En esta situación descrita, muchos de estos intelectuales amenazados de escepticismo encuentran en el catolicismo, otrora enemigo frontal, un inesperado compañero de camino. ¿Cómo es posible? Ellos encuentran en la Iglesia un lugar donde se custodian todos aquellos elementos de vertebración social que han visto disolverse a su alrededor: una experiencia y conciencia de pueblo, la articulación orgánica del principio de autoridad, una tensión ideal aglutinante, una cosmovisión con una moral asociada, un sentido operativo de la tradición… y por encima de todo una valoración extrema y positiva de la razón humana. Los que en el 68 representaban todo aquello que había que derribar, los católicos, ahora se han convertido en los únicos interlocutores dispuestos a tomarse en serio determinadas cosas. Muchos de estos intelectuales, a consecuencia de sus encuentros con experiencias católicas como las citadas más arriba, se han visto obligados a revisar sus propias convicciones, a entrar "en crisis", en diálogo profundo con la cultura católica. En este sentido, la figura de Benedicto XVI se ha convertido en un faro referencial por su capacidad de exponer la fe y sus consecuencias desde un respeto escrupuloso a la razón.

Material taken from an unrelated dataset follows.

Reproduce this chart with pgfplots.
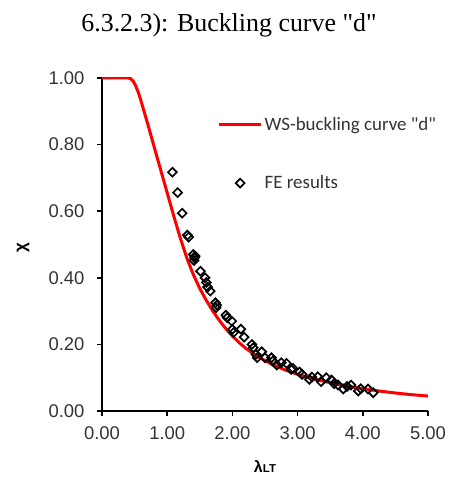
\documentclass[border=0pt]{standalone}
\usepackage{fontspec}
\setmainfont{Liberation Sans}
\newfontfamily\timesfont{Liberation Serif}
\newfontfamily\carlito{Carlito}
\usepackage{pgfplots}
\pgfplotsset{compat=1.18}
\pgfplotsset{
  curveleg/.style={legend image code/.code={\draw[##1] (0bp,0bp) -- (42bp,0bp);}},
  markleg/.style={legend image code/.code={\draw[##1] plot coordinates {(21bp,0bp)};}},
}
\begin{document}
\begin{tikzpicture}
\begin{axis}[
  scale only axis, width=326bp, height=333bp,
  xmin=0, xmax=5, ymin=0, ymax=1,
  axis lines*=left,
  axis line style={line width=1.6bp, black},
  xtick={0,1,2,3,4,5}, ytick={0,0.2,0.4,0.6,0.8,1.0},
  tick align=outside, major tick length=5bp,
  tick style={line width=1.6bp, black},
  /pgf/number format/.cd, fixed, fixed zerofill, precision=2, assume math mode=true, /pgfplots/.cd,
  ticklabel style={font=\fontsize{18.5}{22}\selectfont, text=black!80},
  xticklabel style={yshift=-7bp},
  yticklabel style={xshift=-9bp},
  xlabel={\bfseries\fontsize{16}{18}\selectfont λ\fontsize{11.5}{13}\selectfont LT},
  ylabel={\bfseries\fontsize{17}{18}\selectfont χ},
  xlabel style={at={(axis description cs:0.5,0)}, anchor=center, yshift=-56bp},
  ylabel style={at={(axis description cs:-0.242,0.49)}, anchor=center},
  legend cell align=left,
  legend style={draw=none, fill=none, at={(rel axis cs:0.345,0.895)}, anchor=north west,
    font=\carlito\fontsize{19}{23}\selectfont, text=black!80, row sep=40bp},
]
\addplot[red, line width=3bp, curveleg] coordinates {
(0.00,1.000) (0.40,1.000) (0.44,0.998) (0.48,0.990) (0.52,0.975) (0.56,0.955)
(0.60,0.930) (0.70,0.863) (0.80,0.793) (0.90,0.724) (1.00,0.655) (1.10,0.586)
(1.20,0.520) (1.30,0.460) (1.40,0.410) (1.50,0.368) (1.60,0.332) (1.70,0.300)
(1.80,0.272) (1.90,0.247) (2.00,0.225) (2.10,0.206) (2.20,0.189) (2.30,0.175)
(2.40,0.162) (2.60,0.141) (2.80,0.124) (3.00,0.110) (3.25,0.096) (3.50,0.085)
(3.75,0.075) (4.00,0.067) (4.25,0.060) (4.50,0.054) (4.75,0.049) (5.00,0.045)
};
\addlegendentry{WS-buckling curve "d"}
\addplot[only marks, mark=square, mark size=3.1bp,
  mark options={rotate=45, line width=1.7bp, draw=black, fill=none}, markleg] coordinates {
(1.08,0.717) (1.16,0.656) (1.23,0.594) (1.31,0.528) (1.33,0.522)
(1.40,0.470) (1.42,0.460) (1.41,0.452) (1.43,0.465) (1.51,0.420)
(1.58,0.400) (1.60,0.386) (1.62,0.372) (1.66,0.360) (1.74,0.325)
(1.76,0.318) (1.75,0.310) (1.90,0.288) (1.92,0.280) (1.99,0.270)
(2.02,0.236) (2.00,0.245) (2.13,0.246) (2.18,0.222) (2.30,0.200)
(2.32,0.190) (2.36,0.170) (2.38,0.160) (2.45,0.178) (2.50,0.160)
(2.60,0.160) (2.62,0.150) (2.68,0.138) (2.75,0.145) (2.83,0.143)
(2.90,0.125) (2.93,0.128) (3.03,0.117) (3.07,0.110) (3.18,0.095)
(3.22,0.102) (3.31,0.103) (3.36,0.088) (3.44,0.100) (3.52,0.093)
(3.56,0.082) (3.62,0.078) (3.70,0.066) (3.76,0.074) (3.82,0.078)
(3.93,0.060) (3.97,0.067) (4.08,0.066) (4.16,0.055)
};
\addlegendentry{FE results}
\coordinate (O) at (rel axis cs:0,0);
\end{axis}
\node[font=\timesfont\fontsize{26}{30}\selectfont, anchor=base] at ([shift={(127bp,379bp)}]O) {6.3.2.3): Buckling curve "d"};
\pgfresetboundingbox
\path[use as bounding box] ([shift={(-102bp,-66bp)}]O) rectangle ([shift={(350bp,411bp)}]O);
\end{tikzpicture}
\end{document}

Creo que estas situaciones de acercamiento y diálogo entre los católicos y esas víctimas del 68 van a ser cada vez más frecuentes. No son nuevas (recordemos los debates entre Ratzinger y Habermas, o la trayectoria del Meeting de Rímini desde su origen), pero ahora van a ser paso obligado para los unos y para los otros. Los encuentros intracatólicos -congresos, cursos, jornadas…- están bien, pues permiten a los cristianos conocerse, compartir puntos de vista, profundizar la comunión, articular una presencia pública y política… pero no dejan de ser encuentros en los que católicos les cuentan a católicos cosas católicas con las que se está de acuerdo a priori. Urge que esos foros sean cada vez más lugares de encuentro y diálogo con intelectuales honestos que buscan como pueden fórmulas que superen la actual debacle de lo humano. En el camino de la historia, la Iglesia, ajena a la ley del péndulo, siempre acaba reencontrándose con los que buscan la verdad.